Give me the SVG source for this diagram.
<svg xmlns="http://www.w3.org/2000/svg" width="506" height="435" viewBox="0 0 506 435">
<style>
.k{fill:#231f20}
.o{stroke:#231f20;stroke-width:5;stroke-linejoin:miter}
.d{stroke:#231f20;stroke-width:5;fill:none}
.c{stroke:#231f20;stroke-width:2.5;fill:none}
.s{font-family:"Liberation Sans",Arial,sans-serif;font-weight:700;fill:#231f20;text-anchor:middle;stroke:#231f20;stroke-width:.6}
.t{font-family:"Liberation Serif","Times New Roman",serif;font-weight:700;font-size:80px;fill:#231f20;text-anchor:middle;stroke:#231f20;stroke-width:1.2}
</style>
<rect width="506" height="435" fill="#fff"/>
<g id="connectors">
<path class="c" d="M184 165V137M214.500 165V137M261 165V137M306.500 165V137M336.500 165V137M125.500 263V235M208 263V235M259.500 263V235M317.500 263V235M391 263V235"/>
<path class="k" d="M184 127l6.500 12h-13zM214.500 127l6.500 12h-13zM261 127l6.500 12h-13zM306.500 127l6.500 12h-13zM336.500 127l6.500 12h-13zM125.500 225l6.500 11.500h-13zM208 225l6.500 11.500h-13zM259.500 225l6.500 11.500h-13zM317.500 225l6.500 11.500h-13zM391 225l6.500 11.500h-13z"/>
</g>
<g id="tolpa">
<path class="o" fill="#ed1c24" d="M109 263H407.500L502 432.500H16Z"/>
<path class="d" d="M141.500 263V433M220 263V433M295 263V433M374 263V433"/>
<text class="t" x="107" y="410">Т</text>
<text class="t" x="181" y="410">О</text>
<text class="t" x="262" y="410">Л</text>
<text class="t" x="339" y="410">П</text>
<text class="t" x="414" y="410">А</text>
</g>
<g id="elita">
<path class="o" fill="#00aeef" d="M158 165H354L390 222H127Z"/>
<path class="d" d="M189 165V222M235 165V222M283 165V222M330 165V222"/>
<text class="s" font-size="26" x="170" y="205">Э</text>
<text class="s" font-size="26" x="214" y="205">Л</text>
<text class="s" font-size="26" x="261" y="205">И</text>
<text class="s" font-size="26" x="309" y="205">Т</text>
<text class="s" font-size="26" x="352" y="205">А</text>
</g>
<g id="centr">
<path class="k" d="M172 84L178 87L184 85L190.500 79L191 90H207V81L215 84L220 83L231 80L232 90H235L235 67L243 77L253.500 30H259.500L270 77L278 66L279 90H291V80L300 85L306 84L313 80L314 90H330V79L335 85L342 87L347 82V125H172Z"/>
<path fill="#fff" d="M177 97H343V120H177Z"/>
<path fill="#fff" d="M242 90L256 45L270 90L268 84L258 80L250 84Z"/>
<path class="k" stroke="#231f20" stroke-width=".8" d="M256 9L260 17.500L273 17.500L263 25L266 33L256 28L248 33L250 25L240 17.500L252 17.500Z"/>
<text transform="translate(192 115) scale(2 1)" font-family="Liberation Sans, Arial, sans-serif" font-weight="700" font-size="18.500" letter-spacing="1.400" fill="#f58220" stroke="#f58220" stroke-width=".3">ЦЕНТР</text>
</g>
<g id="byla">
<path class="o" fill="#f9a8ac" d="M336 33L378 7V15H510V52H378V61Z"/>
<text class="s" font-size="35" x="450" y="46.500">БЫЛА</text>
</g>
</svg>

——————

What this task involves ->
Each line of the material above needs to be quoted exactly, please.

Solution to the exercise ->
Give me the SVG source for this diagram.
<svg xmlns="http://www.w3.org/2000/svg" width="506" height="435" viewBox="0 0 506 435">
<style>
.k{fill:#231f20}
.o{stroke:#231f20;stroke-width:5;stroke-linejoin:miter}
.d{stroke:#231f20;stroke-width:5;fill:none}
.c{stroke:#231f20;stroke-width:2.5;fill:none}
.s{font-family:"Liberation Sans",Arial,sans-serif;font-weight:700;fill:#231f20;text-anchor:middle;stroke:#231f20;stroke-width:.6}
.t{font-family:"Liberation Serif","Times New Roman",serif;font-weight:700;font-size:80px;fill:#231f20;text-anchor:middle;stroke:#231f20;stroke-width:1.2}
</style>
<rect width="506" height="435" fill="#fff"/>
<g id="connectors">
<path class="c" d="M184 165V137M214.500 165V137M261 165V137M306.500 165V137M336.500 165V137M125.500 263V235M208 263V235M259.500 263V235M317.500 263V235M391 263V235"/>
<path class="k" d="M184 127l6.500 12h-13zM214.500 127l6.500 12h-13zM261 127l6.500 12h-13zM306.500 127l6.500 12h-13zM336.500 127l6.500 12h-13zM125.500 225l6.500 11.500h-13zM208 225l6.500 11.500h-13zM259.500 225l6.500 11.500h-13zM317.500 225l6.500 11.500h-13zM391 225l6.500 11.500h-13z"/>
</g>
<g id="tolpa">
<path class="o" fill="#ed1c24" d="M109 263H407.500L502 432.500H16Z"/>
<path class="d" d="M141.500 263V433M220 263V433M295 263V433M374 263V433"/>
<text class="t" x="107" y="410">Т</text>
<text class="t" x="181" y="410">О</text>
<text class="t" x="262" y="410">Л</text>
<text class="t" x="339" y="410">П</text>
<text class="t" x="414" y="410">А</text>
</g>
<g id="elita">
<path class="o" fill="#00aeef" d="M158 165H354L390 222H127Z"/>
<path class="d" d="M189 165V222M235 165V222M283 165V222M330 165V222"/>
<text class="s" font-size="26" x="170" y="205">Э</text>
<text class="s" font-size="26" x="214" y="205">Л</text>
<text class="s" font-size="26" x="261" y="205">И</text>
<text class="s" font-size="26" x="309" y="205">Т</text>
<text class="s" font-size="26" x="352" y="205">А</text>
</g>
<g id="centr">
<path class="k" d="M172 84L178 87L184 85L190.500 79L191 90H207V81L215 84L220 83L231 80L232 90H235L235 67L243 77L253.500 30H259.500L270 77L278 66L279 90H291V80L300 85L306 84L313 80L314 90H330V79L335 85L342 87L347 82V125H172Z"/>
<path fill="#fff" d="M177 97H343V120H177Z"/>
<path fill="#fff" d="M242 90L256 45L270 90L268 84L258 80L250 84Z"/>
<path class="k" stroke="#231f20" stroke-width=".8" d="M256 9L260 17.500L273 17.500L263 25L266 33L256 28L248 33L250 25L240 17.500L252 17.500Z"/>
<text transform="translate(192 115) scale(2 1)" font-family="Liberation Sans, Arial, sans-serif" font-weight="700" font-size="18.500" letter-spacing="1.400" fill="#f58220" stroke="#f58220" stroke-width=".3">ЦЕНТР</text>
</g>
<g id="byla">
<path class="o" fill="#f9a8ac" d="M336 33L378 7V15H510V52H378V61Z"/>
<text class="s" font-size="35" x="450" y="46.500">БЫЛА</text>
</g>
</svg>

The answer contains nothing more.